■ **STORED DATA**:
★ ★ ★ ★ ★

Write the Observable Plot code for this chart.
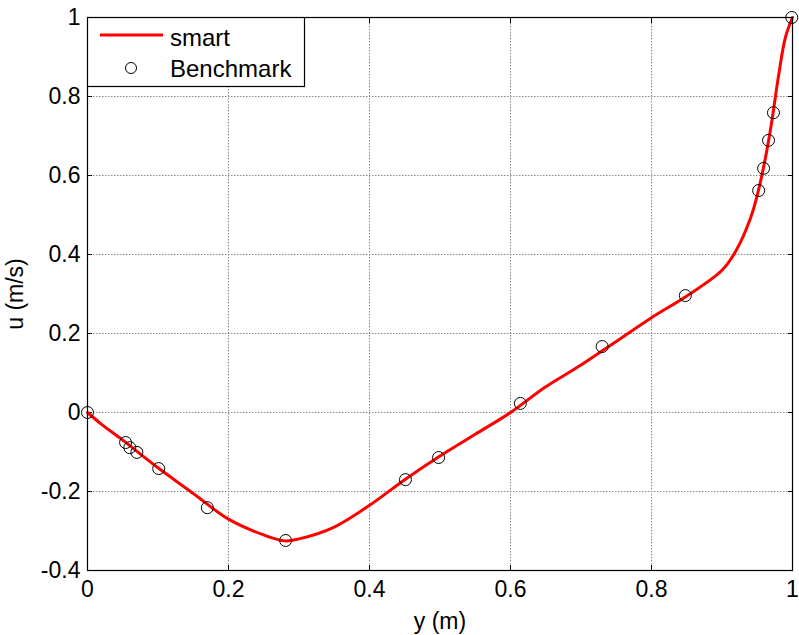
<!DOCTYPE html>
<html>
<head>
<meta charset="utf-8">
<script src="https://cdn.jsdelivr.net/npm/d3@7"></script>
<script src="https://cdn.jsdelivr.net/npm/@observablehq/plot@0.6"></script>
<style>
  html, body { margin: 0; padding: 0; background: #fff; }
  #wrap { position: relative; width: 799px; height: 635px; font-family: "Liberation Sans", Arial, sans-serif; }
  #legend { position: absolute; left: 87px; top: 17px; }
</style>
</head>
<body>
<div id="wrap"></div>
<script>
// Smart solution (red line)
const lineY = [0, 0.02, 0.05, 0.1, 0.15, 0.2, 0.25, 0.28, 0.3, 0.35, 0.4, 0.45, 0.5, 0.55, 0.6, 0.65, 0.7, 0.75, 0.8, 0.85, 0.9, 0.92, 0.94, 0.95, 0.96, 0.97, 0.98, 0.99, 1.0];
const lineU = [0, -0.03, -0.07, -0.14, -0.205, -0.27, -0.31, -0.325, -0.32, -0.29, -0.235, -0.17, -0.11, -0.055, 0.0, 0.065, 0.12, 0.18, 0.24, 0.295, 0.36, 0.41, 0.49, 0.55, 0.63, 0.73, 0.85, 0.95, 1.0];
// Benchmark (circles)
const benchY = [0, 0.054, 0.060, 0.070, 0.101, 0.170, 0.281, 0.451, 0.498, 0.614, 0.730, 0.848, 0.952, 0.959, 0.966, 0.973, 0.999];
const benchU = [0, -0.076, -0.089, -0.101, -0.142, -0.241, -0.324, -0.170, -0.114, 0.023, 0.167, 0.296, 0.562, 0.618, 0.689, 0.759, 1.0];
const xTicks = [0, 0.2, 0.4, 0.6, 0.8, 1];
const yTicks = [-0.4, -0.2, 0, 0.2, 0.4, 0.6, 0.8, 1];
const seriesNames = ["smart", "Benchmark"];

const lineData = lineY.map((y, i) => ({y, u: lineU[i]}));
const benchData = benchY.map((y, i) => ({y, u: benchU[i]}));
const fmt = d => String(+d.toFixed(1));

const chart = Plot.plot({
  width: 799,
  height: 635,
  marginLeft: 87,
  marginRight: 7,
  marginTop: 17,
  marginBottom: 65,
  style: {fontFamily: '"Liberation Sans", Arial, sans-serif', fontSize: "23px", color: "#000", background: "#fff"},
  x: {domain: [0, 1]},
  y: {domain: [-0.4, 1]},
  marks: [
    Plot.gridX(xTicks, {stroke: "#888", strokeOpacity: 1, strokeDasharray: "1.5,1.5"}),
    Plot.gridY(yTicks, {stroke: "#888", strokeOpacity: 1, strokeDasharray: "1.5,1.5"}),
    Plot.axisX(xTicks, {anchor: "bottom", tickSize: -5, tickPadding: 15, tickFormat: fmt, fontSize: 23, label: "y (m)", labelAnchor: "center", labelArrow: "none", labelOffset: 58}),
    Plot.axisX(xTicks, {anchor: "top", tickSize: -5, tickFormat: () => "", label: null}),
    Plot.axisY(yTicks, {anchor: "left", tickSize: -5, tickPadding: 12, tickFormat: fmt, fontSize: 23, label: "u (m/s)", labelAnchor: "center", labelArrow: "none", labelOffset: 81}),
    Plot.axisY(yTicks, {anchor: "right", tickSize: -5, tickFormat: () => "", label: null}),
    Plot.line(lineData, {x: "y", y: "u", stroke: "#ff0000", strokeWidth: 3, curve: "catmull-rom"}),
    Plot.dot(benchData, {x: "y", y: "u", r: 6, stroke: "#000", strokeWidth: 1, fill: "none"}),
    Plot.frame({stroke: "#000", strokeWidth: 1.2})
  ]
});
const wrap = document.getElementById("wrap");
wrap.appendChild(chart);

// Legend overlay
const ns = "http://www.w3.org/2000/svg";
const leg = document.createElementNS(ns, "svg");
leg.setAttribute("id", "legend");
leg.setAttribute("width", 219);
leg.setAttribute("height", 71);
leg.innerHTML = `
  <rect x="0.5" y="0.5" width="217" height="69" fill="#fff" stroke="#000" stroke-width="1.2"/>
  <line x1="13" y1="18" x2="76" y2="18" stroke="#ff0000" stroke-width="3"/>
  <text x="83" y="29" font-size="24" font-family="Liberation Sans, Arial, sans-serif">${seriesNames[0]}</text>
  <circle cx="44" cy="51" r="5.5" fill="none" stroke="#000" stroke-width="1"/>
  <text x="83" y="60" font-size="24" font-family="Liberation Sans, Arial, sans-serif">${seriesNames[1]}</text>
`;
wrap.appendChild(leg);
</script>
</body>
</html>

★ ★ ★ ★ ★

■ **EXERCISE PROMPT**: In the copy, include no pictures; restate the listing above exactly.

■ **TASK SOLUTION**:
Write the Observable Plot code for this chart.
<!DOCTYPE html>
<html>
<head>
<meta charset="utf-8">
<script src="https://cdn.jsdelivr.net/npm/d3@7"></script>
<script src="https://cdn.jsdelivr.net/npm/@observablehq/plot@0.6"></script>
<style>
  html, body { margin: 0; padding: 0; background: #fff; }
  #wrap { position: relative; width: 799px; height: 635px; font-family: "Liberation Sans", Arial, sans-serif; }
  #legend { position: absolute; left: 87px; top: 17px; }
</style>
</head>
<body>
<div id="wrap"></div>
<script>
// Smart solution (red line)
const lineY = [0, 0.02, 0.05, 0.1, 0.15, 0.2, 0.25, 0.28, 0.3, 0.35, 0.4, 0.45, 0.5, 0.55, 0.6, 0.65, 0.7, 0.75, 0.8, 0.85, 0.9, 0.92, 0.94, 0.95, 0.96, 0.97, 0.98, 0.99, 1.0];
const lineU = [0, -0.03, -0.07, -0.14, -0.205, -0.27, -0.31, -0.325, -0.32, -0.29, -0.235, -0.17, -0.11, -0.055, 0.0, 0.065, 0.12, 0.18, 0.24, 0.295, 0.36, 0.41, 0.49, 0.55, 0.63, 0.73, 0.85, 0.95, 1.0];
// Benchmark (circles)
const benchY = [0, 0.054, 0.060, 0.070, 0.101, 0.170, 0.281, 0.451, 0.498, 0.614, 0.730, 0.848, 0.952, 0.959, 0.966, 0.973, 0.999];
const benchU = [0, -0.076, -0.089, -0.101, -0.142, -0.241, -0.324, -0.170, -0.114, 0.023, 0.167, 0.296, 0.562, 0.618, 0.689, 0.759, 1.0];
const xTicks = [0, 0.2, 0.4, 0.6, 0.8, 1];
const yTicks = [-0.4, -0.2, 0, 0.2, 0.4, 0.6, 0.8, 1];
const seriesNames = ["smart", "Benchmark"];

const lineData = lineY.map((y, i) => ({y, u: lineU[i]}));
const benchData = benchY.map((y, i) => ({y, u: benchU[i]}));
const fmt = d => String(+d.toFixed(1));

const chart = Plot.plot({
  width: 799,
  height: 635,
  marginLeft: 87,
  marginRight: 7,
  marginTop: 17,
  marginBottom: 65,
  style: {fontFamily: '"Liberation Sans", Arial, sans-serif', fontSize: "23px", color: "#000", background: "#fff"},
  x: {domain: [0, 1]},
  y: {domain: [-0.4, 1]},
  marks: [
    Plot.gridX(xTicks, {stroke: "#888", strokeOpacity: 1, strokeDasharray: "1.5,1.5"}),
    Plot.gridY(yTicks, {stroke: "#888", strokeOpacity: 1, strokeDasharray: "1.5,1.5"}),
    Plot.axisX(xTicks, {anchor: "bottom", tickSize: -5, tickPadding: 15, tickFormat: fmt, fontSize: 23, label: "y (m)", labelAnchor: "center", labelArrow: "none", labelOffset: 58}),
    Plot.axisX(xTicks, {anchor: "top", tickSize: -5, tickFormat: () => "", label: null}),
    Plot.axisY(yTicks, {anchor: "left", tickSize: -5, tickPadding: 12, tickFormat: fmt, fontSize: 23, label: "u (m/s)", labelAnchor: "center", labelArrow: "none", labelOffset: 81}),
    Plot.axisY(yTicks, {anchor: "right", tickSize: -5, tickFormat: () => "", label: null}),
    Plot.line(lineData, {x: "y", y: "u", stroke: "#ff0000", strokeWidth: 3, curve: "catmull-rom"}),
    Plot.dot(benchData, {x: "y", y: "u", r: 6, stroke: "#000", strokeWidth: 1, fill: "none"}),
    Plot.frame({stroke: "#000", strokeWidth: 1.2})
  ]
});
const wrap = document.getElementById("wrap");
wrap.appendChild(chart);

// Legend overlay
const ns = "http://www.w3.org/2000/svg";
const leg = document.createElementNS(ns, "svg");
leg.setAttribute("id", "legend");
leg.setAttribute("width", 219);
leg.setAttribute("height", 71);
leg.innerHTML = `
  <rect x="0.5" y="0.5" width="217" height="69" fill="#fff" stroke="#000" stroke-width="1.2"/>
  <line x1="13" y1="18" x2="76" y2="18" stroke="#ff0000" stroke-width="3"/>
  <text x="83" y="29" font-size="24" font-family="Liberation Sans, Arial, sans-serif">${seriesNames[0]}</text>
  <circle cx="44" cy="51" r="5.5" fill="none" stroke="#000" stroke-width="1"/>
  <text x="83" y="60" font-size="24" font-family="Liberation Sans, Arial, sans-serif">${seriesNames[1]}</text>
`;
wrap.appendChild(leg);
</script>
</body>
</html>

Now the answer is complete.